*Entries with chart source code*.
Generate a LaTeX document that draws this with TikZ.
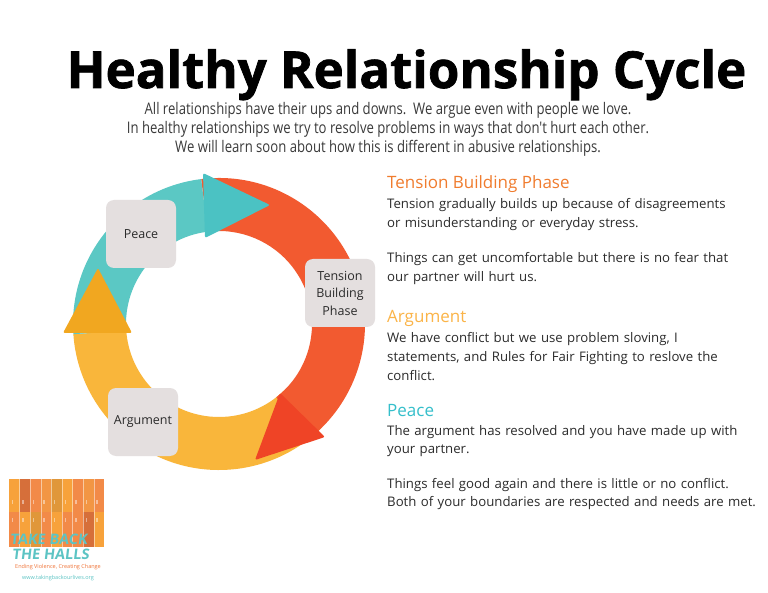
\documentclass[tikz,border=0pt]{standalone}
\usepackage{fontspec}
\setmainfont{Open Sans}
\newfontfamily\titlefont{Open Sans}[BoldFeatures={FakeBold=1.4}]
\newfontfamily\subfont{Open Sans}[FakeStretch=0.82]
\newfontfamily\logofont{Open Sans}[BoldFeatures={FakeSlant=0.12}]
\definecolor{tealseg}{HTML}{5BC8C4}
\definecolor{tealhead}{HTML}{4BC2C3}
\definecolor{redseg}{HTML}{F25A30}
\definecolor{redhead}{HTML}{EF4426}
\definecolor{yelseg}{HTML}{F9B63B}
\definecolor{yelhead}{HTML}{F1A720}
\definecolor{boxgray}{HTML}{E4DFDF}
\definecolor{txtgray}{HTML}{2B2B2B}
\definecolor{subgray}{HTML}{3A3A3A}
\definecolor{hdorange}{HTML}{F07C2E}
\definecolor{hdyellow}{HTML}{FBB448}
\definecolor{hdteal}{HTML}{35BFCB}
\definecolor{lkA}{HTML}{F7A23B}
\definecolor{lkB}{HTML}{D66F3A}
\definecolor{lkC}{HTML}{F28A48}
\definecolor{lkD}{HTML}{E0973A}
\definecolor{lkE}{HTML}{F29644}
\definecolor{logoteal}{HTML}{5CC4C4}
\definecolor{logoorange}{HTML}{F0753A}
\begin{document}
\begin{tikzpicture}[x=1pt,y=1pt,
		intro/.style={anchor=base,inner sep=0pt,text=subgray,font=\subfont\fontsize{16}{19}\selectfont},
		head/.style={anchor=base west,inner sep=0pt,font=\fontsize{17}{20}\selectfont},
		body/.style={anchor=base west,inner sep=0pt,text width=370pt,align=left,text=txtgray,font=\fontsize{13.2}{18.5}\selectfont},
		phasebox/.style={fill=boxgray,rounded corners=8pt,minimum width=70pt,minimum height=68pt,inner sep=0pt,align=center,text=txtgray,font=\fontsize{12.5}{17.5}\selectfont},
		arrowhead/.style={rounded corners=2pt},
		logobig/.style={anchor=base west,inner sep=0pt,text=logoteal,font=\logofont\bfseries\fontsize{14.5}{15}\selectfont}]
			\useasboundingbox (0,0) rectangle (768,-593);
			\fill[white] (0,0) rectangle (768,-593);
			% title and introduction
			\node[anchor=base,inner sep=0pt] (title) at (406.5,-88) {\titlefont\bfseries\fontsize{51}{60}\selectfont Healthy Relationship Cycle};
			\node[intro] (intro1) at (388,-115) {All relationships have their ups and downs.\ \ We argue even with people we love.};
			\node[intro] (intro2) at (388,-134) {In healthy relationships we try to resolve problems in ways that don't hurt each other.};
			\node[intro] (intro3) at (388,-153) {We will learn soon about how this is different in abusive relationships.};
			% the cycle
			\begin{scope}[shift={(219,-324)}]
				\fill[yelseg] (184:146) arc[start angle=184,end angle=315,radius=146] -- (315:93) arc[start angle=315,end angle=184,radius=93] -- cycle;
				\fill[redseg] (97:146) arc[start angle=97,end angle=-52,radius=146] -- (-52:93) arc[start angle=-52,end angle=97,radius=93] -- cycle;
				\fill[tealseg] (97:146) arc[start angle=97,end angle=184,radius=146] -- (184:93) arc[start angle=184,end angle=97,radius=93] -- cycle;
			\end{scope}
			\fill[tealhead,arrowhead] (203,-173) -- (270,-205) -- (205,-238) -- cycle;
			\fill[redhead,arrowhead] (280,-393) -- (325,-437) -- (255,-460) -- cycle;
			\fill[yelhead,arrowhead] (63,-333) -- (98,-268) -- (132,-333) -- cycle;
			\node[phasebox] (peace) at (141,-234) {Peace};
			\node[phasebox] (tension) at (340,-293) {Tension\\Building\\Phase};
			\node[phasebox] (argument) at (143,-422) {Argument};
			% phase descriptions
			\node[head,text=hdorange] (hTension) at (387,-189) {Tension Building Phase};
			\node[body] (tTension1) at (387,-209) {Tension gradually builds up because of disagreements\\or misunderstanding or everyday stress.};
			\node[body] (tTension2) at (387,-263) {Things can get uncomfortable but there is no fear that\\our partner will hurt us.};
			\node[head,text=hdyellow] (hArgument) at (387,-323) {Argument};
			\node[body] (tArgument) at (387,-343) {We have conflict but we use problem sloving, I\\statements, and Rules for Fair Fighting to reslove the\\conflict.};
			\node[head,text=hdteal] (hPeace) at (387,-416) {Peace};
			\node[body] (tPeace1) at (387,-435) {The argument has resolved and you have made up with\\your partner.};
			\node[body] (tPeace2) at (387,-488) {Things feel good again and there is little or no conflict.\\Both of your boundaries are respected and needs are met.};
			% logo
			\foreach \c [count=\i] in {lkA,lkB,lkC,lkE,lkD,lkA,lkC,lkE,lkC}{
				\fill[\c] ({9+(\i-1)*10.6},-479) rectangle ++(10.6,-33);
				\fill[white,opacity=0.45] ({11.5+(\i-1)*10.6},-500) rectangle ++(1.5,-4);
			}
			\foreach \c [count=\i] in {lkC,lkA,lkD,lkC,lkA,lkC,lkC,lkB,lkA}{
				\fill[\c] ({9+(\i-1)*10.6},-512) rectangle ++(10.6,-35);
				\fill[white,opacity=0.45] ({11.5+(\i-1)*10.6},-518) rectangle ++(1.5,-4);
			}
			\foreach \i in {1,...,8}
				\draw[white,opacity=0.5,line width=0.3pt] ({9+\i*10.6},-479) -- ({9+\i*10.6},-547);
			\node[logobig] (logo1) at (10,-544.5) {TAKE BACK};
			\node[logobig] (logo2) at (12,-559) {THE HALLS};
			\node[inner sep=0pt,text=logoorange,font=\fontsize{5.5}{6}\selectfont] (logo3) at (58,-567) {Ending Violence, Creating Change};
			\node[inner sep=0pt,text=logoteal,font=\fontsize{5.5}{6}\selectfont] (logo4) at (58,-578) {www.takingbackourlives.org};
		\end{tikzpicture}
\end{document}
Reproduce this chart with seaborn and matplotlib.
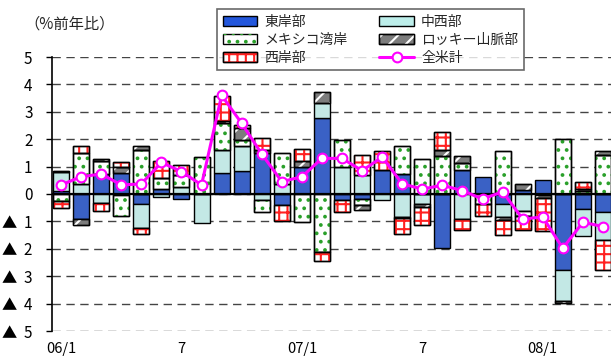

*What to produce*.
Extract the full listing exactly, with the pictures left out.

*Task response*.
Generate a LaTeX document that draws this with TikZ.
\documentclass[tikz,border=0pt]{standalone}
\usepackage{fontspec}
\setmainfont{Open Sans}
\newfontfamily\titlefont{Open Sans}[BoldFeatures={FakeBold=1.4}]
\newfontfamily\subfont{Open Sans}[FakeStretch=0.82]
\newfontfamily\logofont{Open Sans}[BoldFeatures={FakeSlant=0.12}]
\definecolor{tealseg}{HTML}{5BC8C4}
\definecolor{tealhead}{HTML}{4BC2C3}
\definecolor{redseg}{HTML}{F25A30}
\definecolor{redhead}{HTML}{EF4426}
\definecolor{yelseg}{HTML}{F9B63B}
\definecolor{yelhead}{HTML}{F1A720}
\definecolor{boxgray}{HTML}{E4DFDF}
\definecolor{txtgray}{HTML}{2B2B2B}
\definecolor{subgray}{HTML}{3A3A3A}
\definecolor{hdorange}{HTML}{F07C2E}
\definecolor{hdyellow}{HTML}{FBB448}
\definecolor{hdteal}{HTML}{35BFCB}
\definecolor{lkA}{HTML}{F7A23B}
\definecolor{lkB}{HTML}{D66F3A}
\definecolor{lkC}{HTML}{F28A48}
\definecolor{lkD}{HTML}{E0973A}
\definecolor{lkE}{HTML}{F29644}
\definecolor{logoteal}{HTML}{5CC4C4}
\definecolor{logoorange}{HTML}{F0753A}
\begin{document}
\begin{tikzpicture}[x=1pt,y=1pt,
		intro/.style={anchor=base,inner sep=0pt,text=subgray,font=\subfont\fontsize{16}{19}\selectfont},
		head/.style={anchor=base west,inner sep=0pt,font=\fontsize{17}{20}\selectfont},
		body/.style={anchor=base west,inner sep=0pt,text width=370pt,align=left,text=txtgray,font=\fontsize{13.2}{18.5}\selectfont},
		phasebox/.style={fill=boxgray,rounded corners=8pt,minimum width=70pt,minimum height=68pt,inner sep=0pt,align=center,text=txtgray,font=\fontsize{12.5}{17.5}\selectfont},
		arrowhead/.style={rounded corners=2pt},
		logobig/.style={anchor=base west,inner sep=0pt,text=logoteal,font=\logofont\bfseries\fontsize{14.5}{15}\selectfont}]
			\useasboundingbox (0,0) rectangle (768,-593);
			\fill[white] (0,0) rectangle (768,-593);
			% title and introduction
			\node[anchor=base,inner sep=0pt] (title) at (406.5,-88) {\titlefont\bfseries\fontsize{51}{60}\selectfont Healthy Relationship Cycle};
			\node[intro] (intro1) at (388,-115) {All relationships have their ups and downs.\ \ We argue even with people we love.};
			\node[intro] (intro2) at (388,-134) {In healthy relationships we try to resolve problems in ways that don't hurt each other.};
			\node[intro] (intro3) at (388,-153) {We will learn soon about how this is different in abusive relationships.};
			% the cycle
			\begin{scope}[shift={(219,-324)}]
				\fill[yelseg] (184:146) arc[start angle=184,end angle=315,radius=146] -- (315:93) arc[start angle=315,end angle=184,radius=93] -- cycle;
				\fill[redseg] (97:146) arc[start angle=97,end angle=-52,radius=146] -- (-52:93) arc[start angle=-52,end angle=97,radius=93] -- cycle;
				\fill[tealseg] (97:146) arc[start angle=97,end angle=184,radius=146] -- (184:93) arc[start angle=184,end angle=97,radius=93] -- cycle;
			\end{scope}
			\fill[tealhead,arrowhead] (203,-173) -- (270,-205) -- (205,-238) -- cycle;
			\fill[redhead,arrowhead] (280,-393) -- (325,-437) -- (255,-460) -- cycle;
			\fill[yelhead,arrowhead] (63,-333) -- (98,-268) -- (132,-333) -- cycle;
			\node[phasebox] (peace) at (141,-234) {Peace};
			\node[phasebox] (tension) at (340,-293) {Tension\\Building\\Phase};
			\node[phasebox] (argument) at (143,-422) {Argument};
			% phase descriptions
			\node[head,text=hdorange] (hTension) at (387,-189) {Tension Building Phase};
			\node[body] (tTension1) at (387,-209) {Tension gradually builds up because of disagreements\\or misunderstanding or everyday stress.};
			\node[body] (tTension2) at (387,-263) {Things can get uncomfortable but there is no fear that\\our partner will hurt us.};
			\node[head,text=hdyellow] (hArgument) at (387,-323) {Argument};
			\node[body] (tArgument) at (387,-343) {We have conflict but we use problem sloving, I\\statements, and Rules for Fair Fighting to reslove the\\conflict.};
			\node[head,text=hdteal] (hPeace) at (387,-416) {Peace};
			\node[body] (tPeace1) at (387,-435) {The argument has resolved and you have made up with\\your partner.};
			\node[body] (tPeace2) at (387,-488) {Things feel good again and there is little or no conflict.\\Both of your boundaries are respected and needs are met.};
			% logo
			\foreach \c [count=\i] in {lkA,lkB,lkC,lkE,lkD,lkA,lkC,lkE,lkC}{
				\fill[\c] ({9+(\i-1)*10.6},-479) rectangle ++(10.6,-33);
				\fill[white,opacity=0.45] ({11.5+(\i-1)*10.6},-500) rectangle ++(1.5,-4);
			}
			\foreach \c [count=\i] in {lkC,lkA,lkD,lkC,lkA,lkC,lkC,lkB,lkA}{
				\fill[\c] ({9+(\i-1)*10.6},-512) rectangle ++(10.6,-35);
				\fill[white,opacity=0.45] ({11.5+(\i-1)*10.6},-518) rectangle ++(1.5,-4);
			}
			\foreach \i in {1,...,8}
				\draw[white,opacity=0.5,line width=0.3pt] ({9+\i*10.6},-479) -- ({9+\i*10.6},-547);
			\node[logobig] (logo1) at (10,-544.5) {TAKE BACK};
			\node[logobig] (logo2) at (12,-559) {THE HALLS};
			\node[inner sep=0pt,text=logoorange,font=\fontsize{5.5}{6}\selectfont] (logo3) at (58,-567) {Ending Violence, Creating Change};
			\node[inner sep=0pt,text=logoteal,font=\fontsize{5.5}{6}\selectfont] (logo4) at (58,-578) {www.takingbackourlives.org};
		\end{tikzpicture}
\end{document}
Reproduce this chart with seaborn and matplotlib.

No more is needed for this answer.